Time was pressing but we made a quick rush through the 1st World War section of the Hotel Des Invalides – another amazing building commissioned by Napoleon to house his crippled war veterans.
That night we had an optional dinner and Cabaret show which I had decided to splash out on. Everyone spiffed up and we got on the coach and headed into the city. We had our own private room and a dedicated selection of French waiters; it was a three course menu with three choices for the entre and mains. I went for the Escargot followed by leg of duck with spinach and a potato thing. I wish I could remember the proper name, I can’t but it was delicious and atmosphere superb. The wine kept flowing throughout and an accordion player kept us all entertained if not rather loudly. A slice of brie was followed by a fierce hit of black coffee and then a delicious slice followed by more wine. By the end of the night I must have polished off a full bottle of red by myself (as had everyone else). We loaded back onto the coach and set off for our Cabaret show, we were all in a jovial mood.
The Nouvelle Eve venue that housed our Cabaret show is just down the road from the Moulin Rouge, we were seated right at the front of the stage at a table with 3 bottles of Champagne between roughly six of us. The show was fantastic, absolutely worth the 71 Euros. Unfortunately cameras were not permitted once the show started so you will just have to take my word for how good it was.
Ray described the event as a ‘variety show’, “there will be boobs, but to Parisans boobs are just boobs”. I’m not going to describe it all but I’ll give you some key words: Girls, legs, breasts, outfit changes. Guys, very gay, large smiles. Dancing.
Other than the dancing and singing there were three other acts, all amazing. The juggling/comedy act comprised of a couple of guys with some incredible juggling skills. Juggling batons and hats, individually and in partnership, close together or far away from each other. They then took a volunteer from the audience; they got him to sit still, put a hat and glasses on him and a cigarette in his mouth. With the volunteer sitting in the middle and the jugglers about twelve feet apart they proceeded to juggle batons past his head between each other. Systematically they knocked off his hat, cigarette and finally his glasses off his face – amazing!

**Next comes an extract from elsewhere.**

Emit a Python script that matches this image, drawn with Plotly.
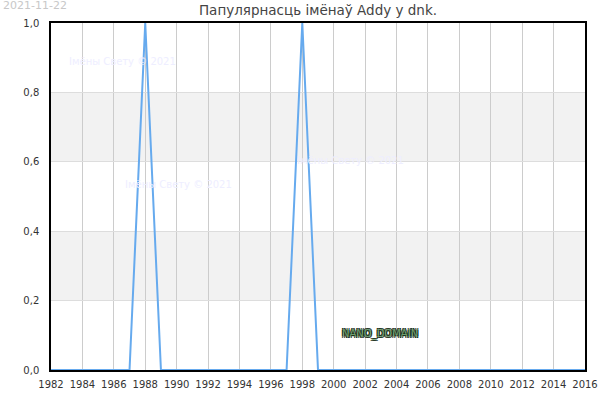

The old guy who was certainly a comedian but insisted he was an acrobat followed, he was wacky and blew away all our expectations.
Another memorable act involved what appeared to be an Arabic mime with a difference, he was mind bafflingly amazing. Picture a guy dressed in white robes with not one but two white heads (one protruding initially from his chest). He has two hands, two legs and two heads; I couldn’t pick how he managed it.
It was such a good night that no one wanted it to end. Only six of us were on the coach back ‘home’, the rest had stayed out in the Red Light District. Stories the next day included accounts of an amazing dancing effort, and managing to fit 7 people in a taxi much to Ray’s amazement as apparently Paris taxi drivers will normally insist strictly on no more than three passengers.